I asked an American friend who’s been in China for a year how the year had changed her. She told a story:

I was in a restaurant in Inner Mongolia. This guy was going around smashing things, throwing glasses. He was drunk. I was shocked. I expected a strong reaction: Get out of my restaurant! That’s not what happened. There was no strong reaction. The guy finally left and the staff cleaned up the mess he made. I’ve learned not to react strongly to unusual behavior.

I love this story. That travel changes your assumptions is hardly a new idea but this says it vividly and briefly.

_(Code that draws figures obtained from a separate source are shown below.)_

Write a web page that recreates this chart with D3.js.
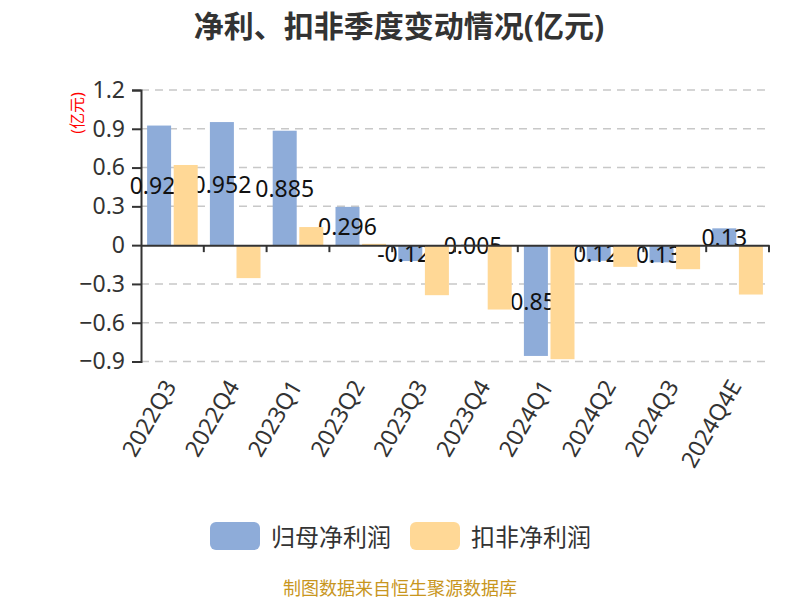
<!DOCTYPE html>
<html>
<head>
<meta charset="utf-8">
<script src="https://cdn.jsdelivr.net/npm/d3@7"></script>
<style>
  html, body { margin: 0; padding: 0; background: #fff; }
  svg { display: block; }
</style>
</head>
<body>
<svg id="chart" width="800" height="600"></svg>
<script>
const categories = ["2022Q3","2022Q4","2023Q1","2023Q2","2023Q3","2023Q4","2024Q1","2024Q2","2024Q3","2024Q4E"];
const netProfit = [0.925, 0.952, 0.885, 0.296, -0.123, 0.005, -0.857, -0.121, -0.133, 0.13];
const deductedProfit = [0.62, -0.255, 0.14, 0.01, -0.387, -0.498, -0.882, -0.168, -0.186, -0.382];
const seriesNames = ["归母净利润", "扣非净利润"];
const yTicks = [-0.9, -0.6, -0.3, 0, 0.3, 0.6, 0.9, 1.2];
const titleText = "净利、扣非季度变动情况(亿元)";
const unitText = "(亿元)";
const footerText = "制图数据来自恒生聚源数据库";

const colors = ["#8eacd9", "#ffd896"];
const font = "'Noto Sans', 'Noto Sans CJK SC', sans-serif";

const svg = d3.select("#chart");
const pLeft = 141, pRight = 769, pTop = 90, pBottom = 361.5;

const x = d3.scaleBand().domain(categories).range([pLeft, pRight]).padding(0);
const y = d3.scaleLinear().domain([-0.9, 1.2]).range([pBottom, pTop]);

// title
svg.append("text").attr("x", 399).attr("y", 25).attr("text-anchor", "middle")
  .attr("dominant-baseline", "central")
  .style("font-family", font).style("font-size", "30px").style("font-weight", "bold")
  .style("fill", "#333").text(titleText);

// gridlines
svg.append("g").selectAll("line").data(yTicks.filter(d => d !== 0)).join("line")
  .attr("x1", pLeft).attr("x2", pRight)
  .attr("y1", d => y(d)).attr("y2", d => y(d))
  .attr("stroke", "#c8c8c8").attr("stroke-width", 1.5).attr("stroke-dasharray", "8,6");

// y axis
const yAxis = d3.axisLeft(y).tickValues(yTicks).tickSize(9).tickPadding(7)
  .tickFormat(d => d === 0 ? "0" : d3.format(".1f")(d));
const gy = svg.append("g").attr("transform", `translate(${pLeft},0)`).call(yAxis);
gy.select(".domain").attr("stroke", "#333").attr("stroke-width", 2);
gy.selectAll(".tick line").attr("stroke", "#333").attr("stroke-width", 2);
gy.selectAll(".tick text").style("font-family", font).style("font-size", "23px").style("fill", "#333");

// unit label
svg.append("text").attr("transform", "translate(77,113) rotate(-90)")
  .attr("text-anchor", "middle").attr("dominant-baseline", "central")
  .style("font-family", font).style("font-size", "16px").style("fill", "#ff0000")
  .text(unitText);

const barW = 24, gap = 2.6;
const bx = (i, s) => x(categories[i]) + x.bandwidth() / 2 + (s === 0 ? -gap / 2 - barW : gap / 2);

// blue bars
const g0 = svg.append("g");
g0.selectAll("rect").data(netProfit).join("rect")
  .attr("x", (d, i) => bx(i, 0)).attr("width", barW)
  .attr("y", d => y(Math.max(0, d))).attr("height", d => Math.abs(y(d) - y(0)))
  .attr("fill", colors[0]);
// blue labels
g0.selectAll("text").data(netProfit).join("text")
  .attr("x", (d, i) => bx(i, 0) + barW / 2)
  .attr("y", d => (y(d) + y(0)) / 2)
  .attr("text-anchor", "middle").attr("dominant-baseline", "central")
  .style("font-family", font).style("font-size", "23px").style("fill", "#111")
  .text(d => String(d));

// orange bars
svg.append("g").selectAll("rect").data(deductedProfit).join("rect")
  .attr("x", (d, i) => bx(i, 1)).attr("width", barW)
  .attr("y", d => y(Math.max(0, d))).attr("height", d => Math.abs(y(d) - y(0)))
  .attr("fill", colors[1]);

// x axis at zero
const xAxis = d3.axisBottom(x).tickSize(0).tickFormat("");
const gx = svg.append("g").attr("transform", `translate(0,${y(0)})`).call(xAxis);
gx.select(".domain").attr("stroke", "#333").attr("stroke-width", 2);
// boundary ticks
const bounds = categories.map(c => x(c) + x.bandwidth());
svg.append("g").selectAll("line").data(bounds).join("line")
  .attr("x1", d => d).attr("x2", d => d).attr("y1", y(0)).attr("y2", y(0) + 7)
  .attr("stroke", "#333").attr("stroke-width", 2);

// x labels
svg.append("g").selectAll("text").data(categories).join("text")
  .attr("transform", d => `translate(${x(d) + x.bandwidth() / 2 - 3},${pBottom + 20}) rotate(-60)`)
  .attr("text-anchor", "end").attr("dominant-baseline", "central")
  .style("font-family", font).style("font-size", "23px").style("fill", "#333")
  .text(d => d);

// legend
const legend = svg.append("g");
const legendX = [210, 410];
seriesNames.forEach((name, i) => {
  legend.append("rect").attr("x", legendX[i]).attr("y", 522).attr("width", 50).attr("height", 28)
    .attr("rx", 6).attr("fill", colors[i]);
  legend.append("text").attr("x", legendX[i] + 61).attr("y", 536)
    .attr("dominant-baseline", "central")
    .style("font-family", font).style("font-size", "24px").style("fill", "#333").text(name);
});

// footer
svg.append("text").attr("x", 400).attr("y", 588).attr("text-anchor", "middle")
  .attr("dominant-baseline", "central")
  .style("font-family", font).style("font-size", "18px").style("fill", "#c8961e").text(footerText);
</script>
</body>
</html>
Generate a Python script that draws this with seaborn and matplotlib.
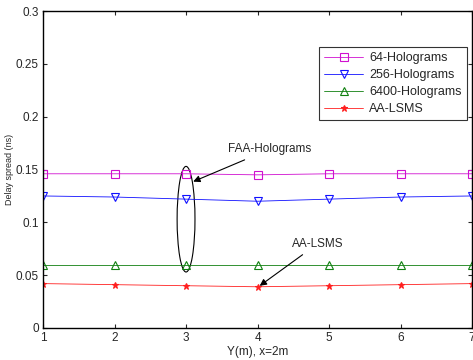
import matplotlib
matplotlib.use("Agg")
import matplotlib.pyplot as plt
from matplotlib.patches import Ellipse
import numpy as np
import pandas as pd
import seaborn as sns

y_pos = [1, 2, 3, 4, 5, 6, 7]
holo64 = [0.146, 0.146, 0.146, 0.145, 0.146, 0.146, 0.146]
holo256 = [0.125, 0.124, 0.122, 0.120, 0.122, 0.124, 0.125]
holo6400 = [0.060, 0.060, 0.060, 0.060, 0.060, 0.060, 0.060]
aa_lsms = [0.042, 0.041, 0.040, 0.039, 0.040, 0.041, 0.042]
series_names = ["64-Holograms", "256-Holograms", "6400-Holograms", "AA-LSMS"]
x_ticks = [1, 2, 3, 4, 5, 6, 7]
y_ticks = [0, 0.05, 0.1, 0.15, 0.2, 0.25, 0.3]
y_ticklabels = ["0", "0.05", "0.1", "0.15", "0.2", "0.25", "0.3"]

sns.set_style("ticks")
plt.rcParams['font.family'] = ['Liberation Sans', 'DejaVu Sans']

fig = plt.figure(figsize=(4.73, 3.6), dpi=100)
ax = fig.add_axes([0.091, 0.089, 0.907, 0.880])

styles = [
    dict(color="#d010d0", marker="s", mfc="none", ms=5.5),
    dict(color="#1010ff", marker="v", mfc="none", ms=6),
    dict(color="#108010", marker="^", mfc="none", ms=6),
    dict(color="#ff2020", marker="*", mfc="#ff2020", ms=5),
]
for name, vals, st in zip(series_names, [holo64, holo256, holo6400, aa_lsms], styles):
    df = pd.DataFrame({"x": y_pos, "y": vals})
    sns.lineplot(data=df, x="x", y="y", ax=ax, label=name, color=st["color"],
                 marker=st["marker"], markerfacecolor=st["mfc"], markeredgecolor=st["color"],
                 markersize=st["ms"], markeredgewidth=0.8, linewidth=0.6, linestyle="-")

ax.set_xlim(1, 7)
ax.set_ylim(0, 0.3)
ax.set_xticks(x_ticks)
ax.set_xticklabels([str(v) for v in x_ticks])
ax.set_yticks(y_ticks)
ax.set_yticklabels(y_ticklabels)
ax.tick_params(direction="in", top=True, right=True, labelsize=8.5, length=3, width=0.8, pad=3)
for s in ax.spines.values():
    s.set_linewidth(1.0)
    s.set_color("black")
ax.set_xlabel("Y(m), x=2m", fontsize=8.5, labelpad=1)
ax.set_ylabel("Delay spread (ns)", fontsize=6.5, labelpad=1)

leg = ax.legend(loc="upper right", bbox_to_anchor=(0.988, 0.886), borderaxespad=0,
                fontsize=9, frameon=True,
                fancybox=False, edgecolor="black", handlelength=3.1, labelspacing=0.4,
                borderpad=0.4, handletextpad=0.5)
leg.get_frame().set_linewidth(0.8)

ell = Ellipse((3, 0.103), width=0.25, height=0.100, fill=False, edgecolor="black", linewidth=0.8)
ax.add_patch(ell)
ax.annotate("FAA-Holograms", xy=(3.1, 0.1386), xytext=(3.58, 0.169), fontsize=8.5,
            ha="left", va="center",
            arrowprops=dict(arrowstyle="-|>", color="black", lw=0.8, mutation_scale=10,
                            shrinkA=2, shrinkB=0))
ax.annotate("AA-LSMS", xy=(4.03, 0.0399), xytext=(4.48, 0.0797), fontsize=8.5,
            ha="left", va="center",
            arrowprops=dict(arrowstyle="-|>", color="black", lw=0.8, mutation_scale=10,
                            shrinkA=2, shrinkB=0))

fig.savefig("out.png", dpi=100)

7 thoughts on “How She Adjusted to Living in China

  1. Gene Sterling allegedly said: “You are not responsible for the stimulus, only how you respond to the stimulus.”

    So if you want peace, be peaceful. A la Gandhi – be the change you want to see in the world.

    Btw, what do people around there think about incarnation, Seth? Westerners are taught they are a body, die, and that’s it for their existence, as you probably know ;-)

  2. It shows this must be a society in which violence is rare and a temporary aberration. And also where drunken-ness is rare.

    In a high violence/ frequent intoxication society – such as the British Isles – the restaurant would not last a week.

  3. Bruce, apparently drunkenness is a huge problem in Mongolia:

    Mongolia’s drinking epidemic

    Heavy drinking in Mongolia is nothing new. Genghis Khan was reputed to have consumed huge quantities of alcohol after vanquishing his enemies.

    But today, alcoholism is reaching epidemic proportions, driven by cheap liquor and wrenching social and economic change.

    I visited a young man lying on an old iron bedstead in a bare white room inside an Ulan Bator hospital. The man was an alcoholic and this desolate room was his last resort. […]

    This young man’s story is far from unique.

    Mongolia is today in the midst of an epidemic of alcoholism. On the streets of Ulan Bator you do not have to go far to see its effects.

    Ulan Bator railway station, even at 10am in the morning, was already crawling with drunks, many of them already so intoxicated they could hardly stand.